Police forces have constantly sought to develop a weapon which will protect officers and members of the public from dangerous situations without using firearms, the weapons of last resort. In Northern Ireland the alternatives to live rounds have been rubber and plastic bullets and, more recently, Taser devices, which deliver stunning electric shocks.
No one can object to the forces of law and order seeking less lethal options in the performance of their duties which often bring them into confrontation with violent members of the public.
But the wide availability of Taser devices does not detract from the need for officers to use them in a circumspect manner and in accordance with protocol laid down by the PSNI.
It is therefore concerning that between 2017 and June this year 25 young people under the age of 19 were threatened with Taser devices, the weapon was used against one 17-year-old and a child of 10 was threatened with a Taser device, albeit accidentally.
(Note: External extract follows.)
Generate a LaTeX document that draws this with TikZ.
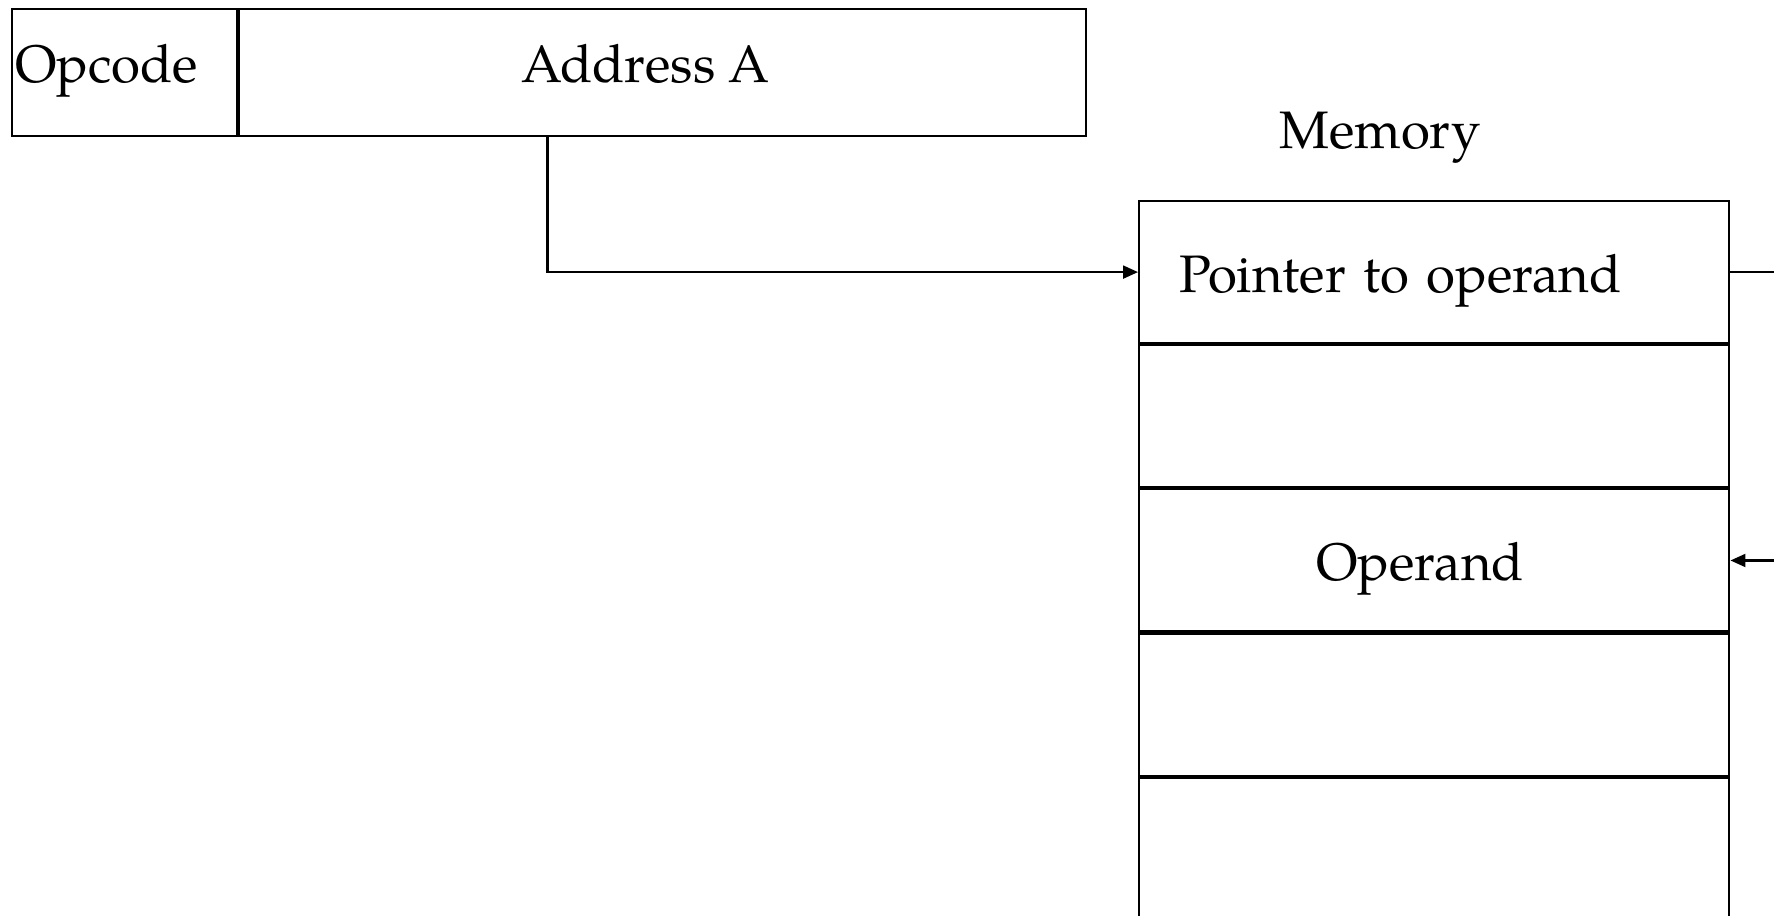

The Children's Commissioner Koulla Yiasouma argues that the weapon should not be used to threaten young people and should never be fired by police at a young person.
She pointed out that the United Nations had recommended that Taser devices should not be used when police engage with young people.
History in Northern Ireland shows that other allegedly non-lethal options could have serious or even deadly consequences if used inappropriately.
A total of 17 people were killed after being struck by rubber or plastic bullets during the Troubles and many more were injured, including Richard Moore who was blinded by a rubber bullet when coming home from school in Londonderry at the age of 10.
He went on to found the Children in Crossfire charity which helps children in various countries around the world to overcome adversity.
Taser devices have been cited as the main factor in the deaths of two people in the UK which demonstrates the weapon's potential to kill in certain circumstances.
However it has to be accepted that it is an important part of the armoury of the modern police officer and that, as long as it is used in well-defined circumstances, is an advance on previous less lethal options.
It is also encouraging that the Police Ombudsman is notified automatically when Taser devices are used which puts an extra layer of accountability on officers.
Police officers need to be able to defend themselves and protect the public but it must be questioned if young teenagers pose sufficient threat to justify the drawing of Taser devices.